Damned if you do, damned if you don’t

As I’ve written before, the field of human genetics has a diversity problem. Too many study cohorts consists of Europeans and Americans of European descent. This means that we’re mainly learning about genetic risk factors for whites, and thus African Americans, Hispanics, and Native Americans won’t benefit as much from advances in genetically informed medicine.

The solution is to do genetic studies on more diverse cohorts. But when you do that, you run into another problem: people assume that genetic studies of non-whites are motivated by … bad stereotypes, if not outright racism.

A case in point: Dylan Matthews tweeted out a PLOS Genetics paper, with the admittedly striking finding that some African Americans carry a genetic variant linked with an increased preference for menthol cigarettes:

To be clear, I’m not at all suggesting Matthews himself was impugning the authors’ motives. But the replies mocked the study and suggested that this was somehow bad science… as far as I can tell, because it draws a link between genetics and behavior in African Americans.
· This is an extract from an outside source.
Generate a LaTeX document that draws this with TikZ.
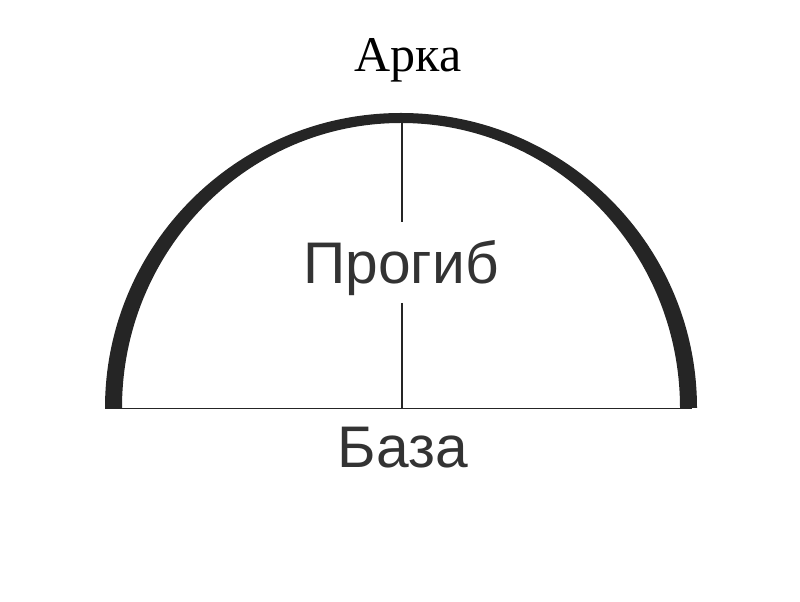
\documentclass[tikz,border=0pt]{standalone}
\usepackage{fontspec}
\setmainfont{Liberation Serif}
\newfontfamily\labelsans{Liberation Sans}
\definecolor{archcol}{HTML}{252525}
\definecolor{txtgray}{HTML}{333333}
\begin{document}
\begin{tikzpicture}[x=1pt,y=1pt,
  thinline/.style={line width=1.5pt,draw=archcol},
  bigsans/.style={font=\labelsans\fontsize{58.7}{60}\selectfont,text=txtgray,inner sep=0pt},
  titletext/.style={font=\fontsize{50}{52}\selectfont,text=black,inner sep=0pt}]
\useasboundingbox (0,0) rectangle (800,602);
% arch band
\fill[archcol] (105,194) arc[start angle=180,end angle=0,x radius=296,y radius=295]
  -- (680,194) arc[start angle=0,end angle=180,x radius=279,y radius=285] -- cycle;
% base line
\coordinate (bl) at (105,193.5);
\coordinate (br) at (692,193.5);
\draw[thinline] (bl) -- (br);
% labels
\node[bigsans,anchor=base] (prog) at (401,318) {Прогиб};
\node[bigsans,anchor=base] (baza) at (403,134) {База};
\node[titletext,anchor=base] (arka) at (408,530) {Арка};
% vertical line
\coordinate (vtop) at (402,480);
\coordinate (vup) at (402,380);
\coordinate (vlo) at (402,299);
\coordinate (vbot) at (402,193.5);
\draw[thinline,line width=1.2pt] (vtop) -- (vup);
\draw[thinline,line width=1.2pt] (vlo) -- (vbot);
\end{tikzpicture}
\end{document}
But this is exactly what a diverse science of human genetics looks like. All sorts of smoking behaviors have genetic links, and scientists (including some of my WashU colleagues) study them because they have the potential to help people live healthier lives. Why do some people quit smoking, while others try and fail? Should the FDA ban menthol cigarettes, as it has proposed to do ?

Genetic studies can help answer those questions. Genetic links with health-related behaviors are pervasive, and many are specific to particular populations. If we want genetics to not just benefit whites, we need studies like this one.